-- What this task involves --
Please transcribe the data below exactly. Leave the pictures out.

-- Material --
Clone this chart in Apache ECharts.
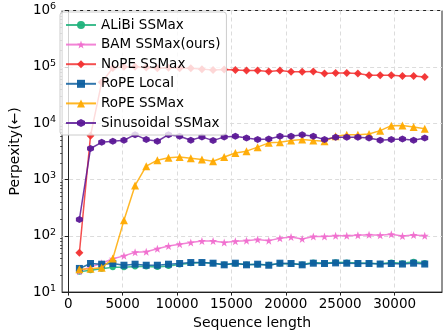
<!DOCTYPE html>
<html><head><meta charset="utf-8">
<script src="https://cdn.jsdelivr.net/npm/echarts@6/dist/echarts.min.js"></script>
<style>html,body{margin:0;padding:0;background:#fff}#c{width:448px;height:335px}</style>
</head><body><div id="c"></div>
<script>
const seqLen = [1024,2048,3072,4096,5120,6144,7168,8192,9216,10240,11264,12288,13312,14336,15360,16384,
  17408,18432,19456,20480,21504,22528,23552,24576,25600,26624,27648,28672,29696,30720,31744,32768];
const alibi = [23,24.5,26,27.5,27.5,28.5,28.5,28,29,31,32.5,33.5,32.5,31,32,31,
  31,30.5,32,32,31,33.5,32.5,34,33.5,33,32.5,32,33.5,32.5,34.5,33];
const bam = [23.5,28,32.5,39,44,51,52,59,66,71,76,81,81,76,80,82,
  86,82,90,95,88,97,97,100,100,102,104,102,106,99,103,100];
const nope = [50,6000,53000,95000,100000,100000,97000,94000,96000,94000,94000,91000,88000,90000,88000,86000,
  86000,83000,86000,82000,82000,83000,76000,78000,78000,76000,71000,71000,71000,69000,69000,66000];
const ropeLocal = [26.3,32.2,31.3,32.2,30,31.3,30,30,31.3,32.2,33.5,33.5,32.6,30.5,32.6,30.5,
  31.3,30,32.6,32.2,30.5,32.6,32.2,33,32.6,32.2,32.2,31.5,32.2,31.5,32.6,31.5];
const ropeSS = [25.5,26,27,39.5,188,783,1720,2200,2420,2510,2380,2260,2110,2510,2950,3180,
  3750,4470,4570,4900,5100,4900,4770,5840,6250,6250,6420,7360,9030,9100,8570,7950];
const sinus = [195,3550,4570,4770,4960,6250,5100,4770,6250,5840,4960,5700,4900,5700,5840,5470,
  5100,5250,5840,5840,6250,5840,5100,5600,5600,5600,5470,4960,5100,5250,4960,5470];
const seriesNames = ['ALiBi SSMax','BAM SSMax(ours)','NoPE SSMax','RoPE Local','RoPE SSMax','Sinusoidal SSMax'];
const xTicks = [0,5000,10000,15000,20000,25000,30000];
const yMinor = [];
[10,100,1000,10000,100000].forEach(d=>{for(let k=2;k<=9;k++) yMinor.push(k*d);});

const STAR = 'path://M10 0 L12.35 6.76 L19.51 6.91 L13.80 11.24 L15.88 18.09 L10 14 L4.12 18.09 L6.20 11.24 L0.49 6.91 L7.65 6.76 Z';
const HEX = 'path://M5 0 L9.33 2.5 L9.33 7.5 L5 10 L0.67 7.5 L0.67 2.5 Z';
const styles = [
  {color:'#1fb27b', symbol:'circle', size:6},
  {color:'#f06ecf', symbol:STAR, size:8},
  {color:'#f23030', symbol:'diamond', size:8},
  {color:'#0e5f9f', symbol:'rect', size:7},
  {color:'#ffaa00', symbol:'triangle', size:8},
  {color:'#5b1796', symbol:HEX, size:7}
];
const values = [alibi,bam,nope,ropeLocal,ropeSS,sinus];
const FONT = 'DejaVu Sans';

const chart = echarts.init(document.getElementById('c'), null, {renderer:'canvas'});
chart.setOption({
  animation:false,
  backgroundColor:'#fff',
  textStyle:{fontFamily:FONT},
  grid:{left:53,right:6,top:10.5,bottom:42,show:true,borderColor:'#222',borderWidth:1,backgroundColor:'#fff'},
  legend:{
    left:60, top:12, orient:'vertical', z:20,
    padding:[6,6,5,5], itemGap:5.6, itemWidth:30, itemHeight:10,
    backgroundColor:'rgba(255,255,255,0.8)', borderColor:'#cccccc', borderWidth:1, borderRadius:3,
    textStyle:{fontFamily:FONT,fontSize:13.5,color:'#000',lineHeight:14},
    data:seriesNames
  },
  xAxis:{
    type:'value', min:-563, max:34355,
    name:'Sequence length', nameLocation:'middle', nameGap:19,
    nameTextStyle:{fontFamily:FONT,fontSize:14,color:'#000'},
    axisLine:{show:true,lineStyle:{color:'#222',width:1}},
    axisTick:{show:true,length:3.5,inside:false,customValues:xTicks,lineStyle:{color:'#222'}},
    axisLabel:{customValues:xTicks,margin:5,fontFamily:FONT,fontSize:13.5,color:'#000',
      formatter:function(v){return String(Math.round(v));}},
    splitLine:{show:true,customValues:xTicks,lineStyle:{color:'#dcdcdc',type:[4,3],width:1}}
  },
  yAxis:{
    type:'log', logBase:10, min:10, max:1000000, interval:1,
    name:'Perpexity(←)', nameLocation:'middle', nameGap:34,
    nameTextStyle:{fontFamily:FONT,fontSize:14,color:'#000'},
    axisLine:{show:true,lineStyle:{color:'#222',width:1}},
    axisTick:{show:true,length:3.5,lineStyle:{color:'#222'}},
    axisLabel:{margin:6,color:'#000',
      formatter:function(v){const e=Math.round(Math.log10(v));return '{b|10}{s|'+e+'}';},
      rich:{b:{fontFamily:FONT,fontSize:13.5,color:'#000'},s:{fontFamily:FONT,fontSize:9.5,color:'#000',padding:[0,0,7,0]}}},
    splitLine:{show:true,lineStyle:{color:'#dcdcdc',type:[4,3],width:1}}
  },
  series: seriesNames.map((n,i)=>({
    name:n, type:'line',
    data: seqLen.map((x,j)=>[x, values[i][j]]),
    symbol:styles[i].symbol, symbolSize:styles[i].size,
    lineStyle:{color:styles[i].color,width:1.5,opacity:0.85},
    itemStyle:{color:styles[i].color,opacity:0.95},
    z:2+i
  }))
});
// minor log ticks, positioned through the axis scale
const x0 = chart.convertToPixel({xAxisIndex:0}, -563);
const minorEls = yMinor.map(v=>{
  const y = Math.round(chart.convertToPixel({yAxisIndex:0}, v)) + 0.5;
  return {type:'line', shape:{x1:x0-2,y1:y,x2:x0,y2:y}, style:{stroke:'#222',lineWidth:0.8}, silent:true};
});
chart.setOption({graphic:minorEls});
</script></body></html>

-- Response --
Clone this chart in Apache ECharts.
<!DOCTYPE html>
<html><head><meta charset="utf-8">
<script src="https://cdn.jsdelivr.net/npm/echarts@6/dist/echarts.min.js"></script>
<style>html,body{margin:0;padding:0;background:#fff}#c{width:448px;height:335px}</style>
</head><body><div id="c"></div>
<script>
const seqLen = [1024,2048,3072,4096,5120,6144,7168,8192,9216,10240,11264,12288,13312,14336,15360,16384,
  17408,18432,19456,20480,21504,22528,23552,24576,25600,26624,27648,28672,29696,30720,31744,32768];
const alibi = [23,24.5,26,27.5,27.5,28.5,28.5,28,29,31,32.5,33.5,32.5,31,32,31,
  31,30.5,32,32,31,33.5,32.5,34,33.5,33,32.5,32,33.5,32.5,34.5,33];
const bam = [23.5,28,32.5,39,44,51,52,59,66,71,76,81,81,76,80,82,
  86,82,90,95,88,97,97,100,100,102,104,102,106,99,103,100];
const nope = [50,6000,53000,95000,100000,100000,97000,94000,96000,94000,94000,91000,88000,90000,88000,86000,
  86000,83000,86000,82000,82000,83000,76000,78000,78000,76000,71000,71000,71000,69000,69000,66000];
const ropeLocal = [26.3,32.2,31.3,32.2,30,31.3,30,30,31.3,32.2,33.5,33.5,32.6,30.5,32.6,30.5,
  31.3,30,32.6,32.2,30.5,32.6,32.2,33,32.6,32.2,32.2,31.5,32.2,31.5,32.6,31.5];
const ropeSS = [25.5,26,27,39.5,188,783,1720,2200,2420,2510,2380,2260,2110,2510,2950,3180,
  3750,4470,4570,4900,5100,4900,4770,5840,6250,6250,6420,7360,9030,9100,8570,7950];
const sinus = [195,3550,4570,4770,4960,6250,5100,4770,6250,5840,4960,5700,4900,5700,5840,5470,
  5100,5250,5840,5840,6250,5840,5100,5600,5600,5600,5470,4960,5100,5250,4960,5470];
const seriesNames = ['ALiBi SSMax','BAM SSMax(ours)','NoPE SSMax','RoPE Local','RoPE SSMax','Sinusoidal SSMax'];
const xTicks = [0,5000,10000,15000,20000,25000,30000];
const yMinor = [];
[10,100,1000,10000,100000].forEach(d=>{for(let k=2;k<=9;k++) yMinor.push(k*d);});

const STAR = 'path://M10 0 L12.35 6.76 L19.51 6.91 L13.80 11.24 L15.88 18.09 L10 14 L4.12 18.09 L6.20 11.24 L0.49 6.91 L7.65 6.76 Z';
const HEX = 'path://M5 0 L9.33 2.5 L9.33 7.5 L5 10 L0.67 7.5 L0.67 2.5 Z';
const styles = [
  {color:'#1fb27b', symbol:'circle', size:6},
  {color:'#f06ecf', symbol:STAR, size:8},
  {color:'#f23030', symbol:'diamond', size:8},
  {color:'#0e5f9f', symbol:'rect', size:7},
  {color:'#ffaa00', symbol:'triangle', size:8},
  {color:'#5b1796', symbol:HEX, size:7}
];
const values = [alibi,bam,nope,ropeLocal,ropeSS,sinus];
const FONT = 'DejaVu Sans';

const chart = echarts.init(document.getElementById('c'), null, {renderer:'canvas'});
chart.setOption({
  animation:false,
  backgroundColor:'#fff',
  textStyle:{fontFamily:FONT},
  grid:{left:53,right:6,top:10.5,bottom:42,show:true,borderColor:'#222',borderWidth:1,backgroundColor:'#fff'},
  legend:{
    left:60, top:12, orient:'vertical', z:20,
    padding:[6,6,5,5], itemGap:5.6, itemWidth:30, itemHeight:10,
    backgroundColor:'rgba(255,255,255,0.8)', borderColor:'#cccccc', borderWidth:1, borderRadius:3,
    textStyle:{fontFamily:FONT,fontSize:13.5,color:'#000',lineHeight:14},
    data:seriesNames
  },
  xAxis:{
    type:'value', min:-563, max:34355,
    name:'Sequence length', nameLocation:'middle', nameGap:19,
    nameTextStyle:{fontFamily:FONT,fontSize:14,color:'#000'},
    axisLine:{show:true,lineStyle:{color:'#222',width:1}},
    axisTick:{show:true,length:3.5,inside:false,customValues:xTicks,lineStyle:{color:'#222'}},
    axisLabel:{customValues:xTicks,margin:5,fontFamily:FONT,fontSize:13.5,color:'#000',
      formatter:function(v){return String(Math.round(v));}},
    splitLine:{show:true,customValues:xTicks,lineStyle:{color:'#dcdcdc',type:[4,3],width:1}}
  },
  yAxis:{
    type:'log', logBase:10, min:10, max:1000000, interval:1,
    name:'Perpexity(←)', nameLocation:'middle', nameGap:34,
    nameTextStyle:{fontFamily:FONT,fontSize:14,color:'#000'},
    axisLine:{show:true,lineStyle:{color:'#222',width:1}},
    axisTick:{show:true,length:3.5,lineStyle:{color:'#222'}},
    axisLabel:{margin:6,color:'#000',
      formatter:function(v){const e=Math.round(Math.log10(v));return '{b|10}{s|'+e+'}';},
      rich:{b:{fontFamily:FONT,fontSize:13.5,color:'#000'},s:{fontFamily:FONT,fontSize:9.5,color:'#000',padding:[0,0,7,0]}}},
    splitLine:{show:true,lineStyle:{color:'#dcdcdc',type:[4,3],width:1}}
  },
  series: seriesNames.map((n,i)=>({
    name:n, type:'line',
    data: seqLen.map((x,j)=>[x, values[i][j]]),
    symbol:styles[i].symbol, symbolSize:styles[i].size,
    lineStyle:{color:styles[i].color,width:1.5,opacity:0.85},
    itemStyle:{color:styles[i].color,opacity:0.95},
    z:2+i
  }))
});
// minor log ticks, positioned through the axis scale
const x0 = chart.convertToPixel({xAxisIndex:0}, -563);
const minorEls = yMinor.map(v=>{
  const y = Math.round(chart.convertToPixel({yAxisIndex:0}, v)) + 0.5;
  return {type:'line', shape:{x1:x0-2,y1:y,x2:x0,y2:y}, style:{stroke:'#222',lineWidth:0.8}, silent:true};
});
chart.setOption({graphic:minorEls});
</script></body></html>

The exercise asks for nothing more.